GIVEN TASK: Output each line exactly as it appears, skipping any embedded picture.

RAW DATA:
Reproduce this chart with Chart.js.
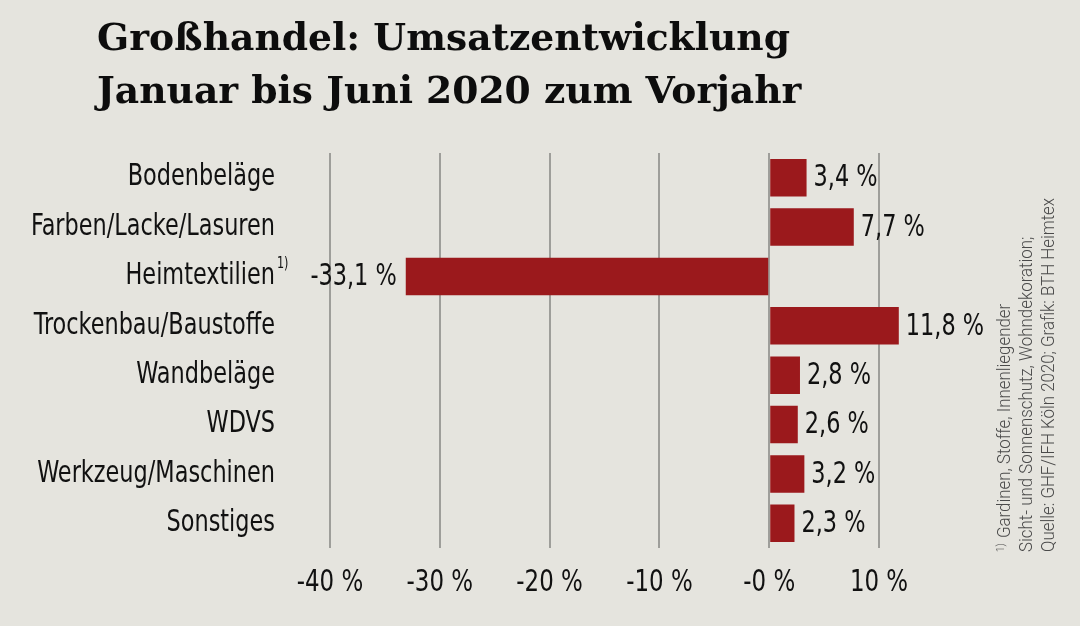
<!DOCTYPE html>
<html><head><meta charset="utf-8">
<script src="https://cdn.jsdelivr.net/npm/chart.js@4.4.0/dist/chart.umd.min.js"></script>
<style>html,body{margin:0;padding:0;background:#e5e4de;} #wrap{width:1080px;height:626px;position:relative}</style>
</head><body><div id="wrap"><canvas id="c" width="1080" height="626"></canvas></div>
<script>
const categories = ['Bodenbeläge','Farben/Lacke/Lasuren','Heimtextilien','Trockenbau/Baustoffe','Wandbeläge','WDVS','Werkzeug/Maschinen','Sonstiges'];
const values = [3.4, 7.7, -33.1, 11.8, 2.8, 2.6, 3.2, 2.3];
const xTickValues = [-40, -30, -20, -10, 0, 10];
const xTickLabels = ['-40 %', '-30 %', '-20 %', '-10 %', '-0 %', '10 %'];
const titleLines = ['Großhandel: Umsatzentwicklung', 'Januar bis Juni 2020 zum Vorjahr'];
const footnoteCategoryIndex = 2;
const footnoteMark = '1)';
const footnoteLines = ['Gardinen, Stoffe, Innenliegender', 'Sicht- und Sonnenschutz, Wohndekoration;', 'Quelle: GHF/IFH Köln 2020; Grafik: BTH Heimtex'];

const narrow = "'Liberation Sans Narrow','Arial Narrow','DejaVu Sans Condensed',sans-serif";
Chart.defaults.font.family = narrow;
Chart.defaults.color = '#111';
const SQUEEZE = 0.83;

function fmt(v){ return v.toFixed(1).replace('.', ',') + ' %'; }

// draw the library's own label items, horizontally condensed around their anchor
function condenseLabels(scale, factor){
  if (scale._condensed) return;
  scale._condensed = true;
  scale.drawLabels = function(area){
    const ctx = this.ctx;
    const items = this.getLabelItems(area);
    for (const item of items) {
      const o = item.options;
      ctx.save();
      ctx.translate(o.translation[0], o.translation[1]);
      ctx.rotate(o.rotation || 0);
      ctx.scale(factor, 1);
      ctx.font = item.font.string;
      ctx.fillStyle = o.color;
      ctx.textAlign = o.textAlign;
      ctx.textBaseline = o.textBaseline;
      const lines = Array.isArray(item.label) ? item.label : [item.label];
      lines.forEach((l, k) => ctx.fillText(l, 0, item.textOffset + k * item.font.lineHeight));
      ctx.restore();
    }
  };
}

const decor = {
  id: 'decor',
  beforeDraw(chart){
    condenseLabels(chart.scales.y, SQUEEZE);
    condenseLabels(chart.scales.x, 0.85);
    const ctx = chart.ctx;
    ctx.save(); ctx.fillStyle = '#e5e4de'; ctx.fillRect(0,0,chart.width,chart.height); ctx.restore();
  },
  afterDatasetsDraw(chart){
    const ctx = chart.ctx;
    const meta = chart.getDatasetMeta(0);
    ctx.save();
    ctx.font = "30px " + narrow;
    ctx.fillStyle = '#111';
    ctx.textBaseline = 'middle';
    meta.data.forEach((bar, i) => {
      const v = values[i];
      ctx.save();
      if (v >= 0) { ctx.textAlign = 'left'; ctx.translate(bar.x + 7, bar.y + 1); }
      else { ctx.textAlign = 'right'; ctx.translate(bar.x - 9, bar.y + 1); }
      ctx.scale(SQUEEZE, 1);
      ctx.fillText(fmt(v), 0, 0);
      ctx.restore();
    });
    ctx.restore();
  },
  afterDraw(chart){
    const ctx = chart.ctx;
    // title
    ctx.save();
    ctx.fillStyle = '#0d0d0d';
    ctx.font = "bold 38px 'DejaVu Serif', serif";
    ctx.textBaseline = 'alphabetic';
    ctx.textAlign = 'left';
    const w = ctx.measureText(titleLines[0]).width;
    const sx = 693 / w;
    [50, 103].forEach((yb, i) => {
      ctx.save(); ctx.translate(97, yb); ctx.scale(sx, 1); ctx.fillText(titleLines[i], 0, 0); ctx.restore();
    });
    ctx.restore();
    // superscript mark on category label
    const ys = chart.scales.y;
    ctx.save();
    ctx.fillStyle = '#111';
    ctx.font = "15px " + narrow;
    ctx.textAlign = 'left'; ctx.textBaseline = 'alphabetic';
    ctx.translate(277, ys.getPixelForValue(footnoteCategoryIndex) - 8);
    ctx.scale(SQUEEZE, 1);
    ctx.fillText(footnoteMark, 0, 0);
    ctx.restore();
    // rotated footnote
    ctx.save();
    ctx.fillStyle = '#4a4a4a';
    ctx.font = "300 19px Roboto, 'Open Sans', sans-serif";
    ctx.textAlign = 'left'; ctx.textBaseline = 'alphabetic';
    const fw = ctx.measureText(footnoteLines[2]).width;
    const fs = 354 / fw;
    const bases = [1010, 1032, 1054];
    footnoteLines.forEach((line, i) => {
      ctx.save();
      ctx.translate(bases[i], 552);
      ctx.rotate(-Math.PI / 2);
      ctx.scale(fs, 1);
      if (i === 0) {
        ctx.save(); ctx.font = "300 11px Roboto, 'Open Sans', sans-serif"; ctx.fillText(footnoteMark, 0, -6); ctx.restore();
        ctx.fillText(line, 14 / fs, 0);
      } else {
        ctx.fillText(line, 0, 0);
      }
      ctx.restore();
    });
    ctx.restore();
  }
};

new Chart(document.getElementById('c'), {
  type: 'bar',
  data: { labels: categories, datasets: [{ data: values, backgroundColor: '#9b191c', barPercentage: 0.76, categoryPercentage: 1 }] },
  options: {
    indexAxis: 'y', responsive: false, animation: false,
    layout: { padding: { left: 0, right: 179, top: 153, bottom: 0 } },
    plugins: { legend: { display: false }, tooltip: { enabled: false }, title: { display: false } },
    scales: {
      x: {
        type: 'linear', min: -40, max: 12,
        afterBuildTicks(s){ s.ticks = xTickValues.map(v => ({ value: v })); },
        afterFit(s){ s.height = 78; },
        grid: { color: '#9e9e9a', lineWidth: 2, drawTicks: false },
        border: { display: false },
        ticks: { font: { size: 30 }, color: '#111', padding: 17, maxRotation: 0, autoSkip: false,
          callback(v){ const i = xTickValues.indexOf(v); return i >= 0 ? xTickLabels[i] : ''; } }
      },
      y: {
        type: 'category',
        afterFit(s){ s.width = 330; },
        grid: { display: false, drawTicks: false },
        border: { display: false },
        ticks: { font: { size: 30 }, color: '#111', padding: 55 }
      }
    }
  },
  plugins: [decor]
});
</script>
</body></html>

OUTPUT FOR THIS EXERCISE:
Reproduce this chart with Chart.js.
<!DOCTYPE html>
<html><head><meta charset="utf-8">
<script src="https://cdn.jsdelivr.net/npm/chart.js@4.4.0/dist/chart.umd.min.js"></script>
<style>html,body{margin:0;padding:0;background:#e5e4de;} #wrap{width:1080px;height:626px;position:relative}</style>
</head><body><div id="wrap"><canvas id="c" width="1080" height="626"></canvas></div>
<script>
const categories = ['Bodenbeläge','Farben/Lacke/Lasuren','Heimtextilien','Trockenbau/Baustoffe','Wandbeläge','WDVS','Werkzeug/Maschinen','Sonstiges'];
const values = [3.4, 7.7, -33.1, 11.8, 2.8, 2.6, 3.2, 2.3];
const xTickValues = [-40, -30, -20, -10, 0, 10];
const xTickLabels = ['-40 %', '-30 %', '-20 %', '-10 %', '-0 %', '10 %'];
const titleLines = ['Großhandel: Umsatzentwicklung', 'Januar bis Juni 2020 zum Vorjahr'];
const footnoteCategoryIndex = 2;
const footnoteMark = '1)';
const footnoteLines = ['Gardinen, Stoffe, Innenliegender', 'Sicht- und Sonnenschutz, Wohndekoration;', 'Quelle: GHF/IFH Köln 2020; Grafik: BTH Heimtex'];

const narrow = "'Liberation Sans Narrow','Arial Narrow','DejaVu Sans Condensed',sans-serif";
Chart.defaults.font.family = narrow;
Chart.defaults.color = '#111';
const SQUEEZE = 0.83;

function fmt(v){ return v.toFixed(1).replace('.', ',') + ' %'; }

// draw the library's own label items, horizontally condensed around their anchor
function condenseLabels(scale, factor){
  if (scale._condensed) return;
  scale._condensed = true;
  scale.drawLabels = function(area){
    const ctx = this.ctx;
    const items = this.getLabelItems(area);
    for (const item of items) {
      const o = item.options;
      ctx.save();
      ctx.translate(o.translation[0], o.translation[1]);
      ctx.rotate(o.rotation || 0);
      ctx.scale(factor, 1);
      ctx.font = item.font.string;
      ctx.fillStyle = o.color;
      ctx.textAlign = o.textAlign;
      ctx.textBaseline = o.textBaseline;
      const lines = Array.isArray(item.label) ? item.label : [item.label];
      lines.forEach((l, k) => ctx.fillText(l, 0, item.textOffset + k * item.font.lineHeight));
      ctx.restore();
    }
  };
}

const decor = {
  id: 'decor',
  beforeDraw(chart){
    condenseLabels(chart.scales.y, SQUEEZE);
    condenseLabels(chart.scales.x, 0.85);
    const ctx = chart.ctx;
    ctx.save(); ctx.fillStyle = '#e5e4de'; ctx.fillRect(0,0,chart.width,chart.height); ctx.restore();
  },
  afterDatasetsDraw(chart){
    const ctx = chart.ctx;
    const meta = chart.getDatasetMeta(0);
    ctx.save();
    ctx.font = "30px " + narrow;
    ctx.fillStyle = '#111';
    ctx.textBaseline = 'middle';
    meta.data.forEach((bar, i) => {
      const v = values[i];
      ctx.save();
      if (v >= 0) { ctx.textAlign = 'left'; ctx.translate(bar.x + 7, bar.y + 1); }
      else { ctx.textAlign = 'right'; ctx.translate(bar.x - 9, bar.y + 1); }
      ctx.scale(SQUEEZE, 1);
      ctx.fillText(fmt(v), 0, 0);
      ctx.restore();
    });
    ctx.restore();
  },
  afterDraw(chart){
    const ctx = chart.ctx;
    // title
    ctx.save();
    ctx.fillStyle = '#0d0d0d';
    ctx.font = "bold 38px 'DejaVu Serif', serif";
    ctx.textBaseline = 'alphabetic';
    ctx.textAlign = 'left';
    const w = ctx.measureText(titleLines[0]).width;
    const sx = 693 / w;
    [50, 103].forEach((yb, i) => {
      ctx.save(); ctx.translate(97, yb); ctx.scale(sx, 1); ctx.fillText(titleLines[i], 0, 0); ctx.restore();
    });
    ctx.restore();
    // superscript mark on category label
    const ys = chart.scales.y;
    ctx.save();
    ctx.fillStyle = '#111';
    ctx.font = "15px " + narrow;
    ctx.textAlign = 'left'; ctx.textBaseline = 'alphabetic';
    ctx.translate(277, ys.getPixelForValue(footnoteCategoryIndex) - 8);
    ctx.scale(SQUEEZE, 1);
    ctx.fillText(footnoteMark, 0, 0);
    ctx.restore();
    // rotated footnote
    ctx.save();
    ctx.fillStyle = '#4a4a4a';
    ctx.font = "300 19px Roboto, 'Open Sans', sans-serif";
    ctx.textAlign = 'left'; ctx.textBaseline = 'alphabetic';
    const fw = ctx.measureText(footnoteLines[2]).width;
    const fs = 354 / fw;
    const bases = [1010, 1032, 1054];
    footnoteLines.forEach((line, i) => {
      ctx.save();
      ctx.translate(bases[i], 552);
      ctx.rotate(-Math.PI / 2);
      ctx.scale(fs, 1);
      if (i === 0) {
        ctx.save(); ctx.font = "300 11px Roboto, 'Open Sans', sans-serif"; ctx.fillText(footnoteMark, 0, -6); ctx.restore();
        ctx.fillText(line, 14 / fs, 0);
      } else {
        ctx.fillText(line, 0, 0);
      }
      ctx.restore();
    });
    ctx.restore();
  }
};

new Chart(document.getElementById('c'), {
  type: 'bar',
  data: { labels: categories, datasets: [{ data: values, backgroundColor: '#9b191c', barPercentage: 0.76, categoryPercentage: 1 }] },
  options: {
    indexAxis: 'y', responsive: false, animation: false,
    layout: { padding: { left: 0, right: 179, top: 153, bottom: 0 } },
    plugins: { legend: { display: false }, tooltip: { enabled: false }, title: { display: false } },
    scales: {
      x: {
        type: 'linear', min: -40, max: 12,
        afterBuildTicks(s){ s.ticks = xTickValues.map(v => ({ value: v })); },
        afterFit(s){ s.height = 78; },
        grid: { color: '#9e9e9a', lineWidth: 2, drawTicks: false },
        border: { display: false },
        ticks: { font: { size: 30 }, color: '#111', padding: 17, maxRotation: 0, autoSkip: false,
          callback(v){ const i = xTickValues.indexOf(v); return i >= 0 ? xTickLabels[i] : ''; } }
      },
      y: {
        type: 'category',
        afterFit(s){ s.width = 330; },
        grid: { display: false, drawTicks: false },
        border: { display: false },
        ticks: { font: { size: 30 }, color: '#111', padding: 55 }
      }
    }
  },
  plugins: [decor]
});
</script>
</body></html>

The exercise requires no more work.